In what has become a classic story in the financial technology space, the start-ups that were born out of a professed desire to disrupt the banking industry have evolved to rely on and partner with incumbents for distribution, access to investment and loan capital, and scale.
In areas as diverse as lending, investing, deposits, and merchant services, FinTech companies have demonstrated value by innovating quickly and operating flexibly. Those are attractive features for bankers struggling to keep up with customers’ increasing expectations for their digital services – according to Ian Benton, Analyst, Small Business Banking, Javelin.
But the challenges of integration are always looming, with bankers facing issues like brand recognition and volatility and security experience of a potential partner, and determining issues like level of access granted.
That’s why a handful of FIs have led the way in building APIs. As the industry moves into 2017 and beyond, consensus is building among forward thinking bankers for a change in the partnership model toward one based on positioning the bank as a platform on which a plethora of third-party services and customers are able to connect through an API.
Javelin expects that the industry will see an explosion in the number of players involved and use cases explored.
APIs will facilitate streamlined sharing of data, quick onboarding and integration of third-party services, and better customer experience APIs solve a wide range of issues, from streamlining internal processes and partnerships with third-party developers to allowing tech-savvy customers to design their own digital banking experience.
Because APIs enable third parties to access bank processes and data by using open protocols, they provide the ultimate flexibility to personalize the experience. This trend has the potential to revolutionize the distribution model for FinTech companies and provide a source of revenue and cost savings for forward-thinking banks.
Until now, much of the API development has been through internal applications and limited, highly controlled third-party relationships. Banks and FinTech providers have just scratched the surface with regard to how APIs can be used to responsibly open up access to data and processes that will ultimately make life easier for FinTech companies and bankers alike.
APIs have the potential to revolutionize the distribution model for FinTech companies, enabling banks to serve as a platform for distribution of innovative digital services that will ultimately result in happier customers and more efficient processes.
Now the challenge for banks has become one of determining key use cases and strategic partners with which to target the largest areas of opportunity.
- Bankers should begin determining what processes and data they might open up to make existing partnerships and internal processes more efficient. APIs are set to expand at other FIs in the near future — first through developer exchanges, events, and innovation labs, and next through open API products being made available to outside developers. For example, if a bank has small-business customers using a third-party accounting system that is screenscraping for data, that area looks to be ripe for an API, allowing for authentication without transferring identifying information about the business customer to the third party and reducing the burden on the bank’s servers. European banks will be required to offer these capabilities under the revised Directive on Payment Services (PSD2) in January 2018.

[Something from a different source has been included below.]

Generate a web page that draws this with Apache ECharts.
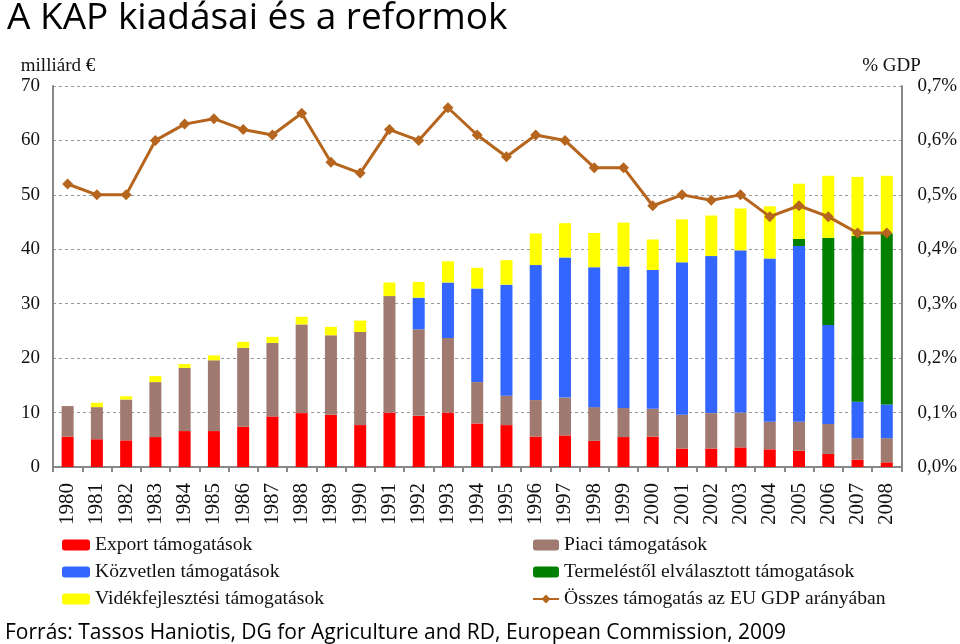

- Explore “banking as a service,” similar to the way in which banks such as WebBank and Cross River Bank partner with online lenders today to allow the FinTech company to use the bank’s regulatory position to offer higher interest rates across state lines. Because banks hold a privileged position with regulators and a trusted position with consumers, there is an opportunity to leverage that position and provide account and transaction services to FinTech companies for which those services would be inefficient or wholly unavailable.